Mazunte is the kind of town you come to for a few days or forever. There isn’t really any middle ground here. There’s a entrenched hippie community, which includes the owner of our posada (how’s that for Spanish aptitude– it’s not really– posada just sounds much less crunchy than hostel), that follows a strict routine of coffee, waves, and maybe a little drumming and has melded with the fishing and turtle-hunting village that preceded their arrival. Together they maintain the place as peaceful, elegant, picturesque and isolated from just about everywhere. Linda calls it the “end of the world,” not in the apocryphal sense, but in the sense that it seems to be the farthest place on earth from all other places.

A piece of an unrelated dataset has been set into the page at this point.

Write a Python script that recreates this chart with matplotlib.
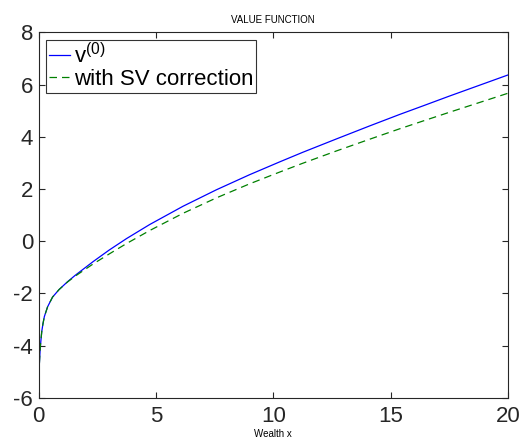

But we didn’t come to Mazunte for its beach, its elegance or its isolation. Or rather, if we had only wanted an isolated beach community there are half-a-dozen just in this part of the world that could have sufficed. Indeed, had we simply wanted a beach holiday there are places with fewer inconveniences and more beaches. No, we came to Mazunte for the turtles. Once sustained on turtle products, environmentalism has pushed the village to base its economy on conservation. The boats that once harvested sea turtles, now carry tourists on turtle-hunting site-seeing expeditions.

While we’ve forgone the boats, we made the Centro Mexicano de la Tortuga our first destination once our bearings had settled (see: some coffee, some waves, and a bit of napping). The “center” turned out to be little more than a well-worn open-air turtle zoo, but we did see turtles the size of Matchbox cars side-by-side with turtles the size of actual cars. Awesome, in the way the word was once defined.

Very shortly, we’ve fallen into our routine. We rotate between the mango frappes at the café that overlooks the beach and dips in the powerfully undertowed, but perfectly temperatured ocean. Last night we considered a hike to an overlook that promised a sensational sunset, but opted for a night of reading at the cabana instead.

Just as she came inside for the night, Linda, tired of the heat, and the dust and the mosquitoes, said “I hope it rains.”

The rain and its accompanying lightning came. It quickly moved us from mundane thoughts like “too bad we left the towels out,” to the awe that accompanies every powerful storm to abject terror as bolt after bolt struck ever so close by. We began to question the efficacy of the structure in which we were housed, the pointed roof of which, those of you reading along at home will remember, is made of woven palm leaves. Logic tells you that the locals deal with storms like this all the time and must have built our cabana with them in mind. Statistics tell you that the chances of something truly terrible happening are slim. But your imagination, spurred on the very real sensory effects of driving rain and constant lightning, tell you otherwise.

Calculated risk takers, indeed. What would happen if lightning struck the roof or a tree nearby?

It didn’t. But we’re left this morning feeling a sense of survival accomplishment, although we did little more than huddle under our mosquito netting and hope for the best.